To top it all off, the set comes with a blistering live show from a Syracuse gig in March of 1985 that was shot on VHS but pulls audio from a pristine soundboard recording that showcases the well-rehearsed, stop-on-a-dime chemistry of the Revolution at their peak. Check out the final salvo of a whole-damn-family rendition of “Baby I’m a Star” with members of the opening bands and even the musicians’ entourages on-stage, as well as a hyper-extended “Purple Rain” with enough solos to shame every ‘80s Van Halen wannabe. All of this adds up to a release that is less of a remaster or reissue than a rescue, which may seem like an odd thing to say about one of the most celebrated, widely heard albums of all time.

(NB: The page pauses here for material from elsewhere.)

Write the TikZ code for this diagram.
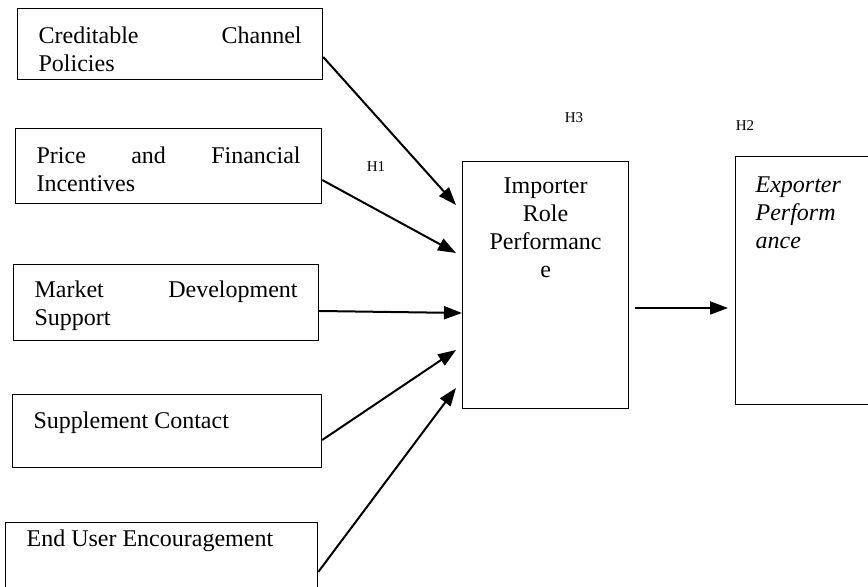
\documentclass[tikz,border=0pt]{standalone}
\usepackage{fontspec}
\setmainfont{Liberation Serif}
\usetikzlibrary{arrows.meta,calc}

\tikzset{
    varbox/.style={draw, line width=0.6pt, anchor=north west, inner xsep=10.5pt, inner ysep=0pt, align=justify},
    hyp/.style={anchor=base, inner sep=0pt, font=\fontsize{7.5}{9}\selectfont},
    link/.style={line width=1pt, -{Triangle[length=9pt,width=6.5pt]}}
}

\begin{document}
\begin{tikzpicture}[x=0.5pt, y=-0.5pt, font=\fontsize{12}{13.8}\selectfont]
    \useasboundingbox (0,0) rectangle (868,587);

    % independent variables
    \node (cred) [varbox, text width=131.5pt, text height=17.5pt, text depth=18pt] at (17,8) {Creditable Channel\linebreak Policies};
    \node (price) [varbox, text width=132pt, text height=17.5pt, text depth=20pt] at (15,128) {Price and Financial\linebreak Incentives};
    \node (market) [varbox, text width=131.5pt, text height=16.5pt, text depth=21.5pt] at (13,264) {Market Development\linebreak Support};
    \node (supp) [varbox, text width=133.5pt, text height=17pt, text depth=19.5pt] at (12,394) {Supplement Contact};
    \node (user) [varbox, text width=135pt, text height=12pt, text depth=45pt] at (5,522) {End User Encouragement};

    % mediator and outcome
    \node (imp) [varbox, align=center, inner xsep=10.5pt, text width=62pt, text height=16pt, text depth=107.5pt, font=\fontsize{12}{14}\selectfont] at (462,161) {Importer\\Role\\Performanc\\e};
    \node (exp) [varbox, align=left, inner xsep=10pt, text width=62.5pt, text height=18pt, text depth=106pt, font=\fontsize{12}{14}\itshape] at (735,156) {Exporter\\Perform\\ance};

    % hypothesis labels
    \node (h1) [hyp] at (376,172) {H1};
    \node (h3) [hyp] at (574,123) {H3};
    \node (h2) [hyp] at (745,131) {H2};

    \draw [link] ($(cred.north east)+(0,49)$) -- ($(imp.north west)+(-6,44)$);
    \draw [link] ($(price.north east)+(0,52)$) -- ($(imp.north west)+(-6,92)$);
    \draw [link] ($(market.north east)+(0,47)$) -- ($(imp.north west)+(0,152)$);
    \draw [link] ($(supp.north east)+(0,46)$) -- ($(imp.north west)+(-6,189)$);
    \draw [link] ($(user.north east)+(0,50)$) -- ($(imp.north west)+(-6,227)$);
    \draw [link] ($(imp.north east)+(6,147)$) -- ($(exp.north west)+(-7,152)$);

\end{tikzpicture}
\end{document}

But to hear this record’s new depths, and to get such a bracing glimpse into the fuller context of Prince’s runaway creativity and energy at his peak, is so thrilling that one’s mind immediately leaps to all the other records and hidden gems that could be served by work this good, such as the bass-heavy early funk records, the impossible densities of Lovesexy’s compositions or the possibility that the legendary Camille and Dream Factory aborted LPs might see the light of official release. Prince left so many albums and unreleased songs to languish in favor of his constant movement. The benign irony of this deluxe edition is that despite the artist’s death, his music remains so innovative that even old material sounds more advanced than anything currently on the market.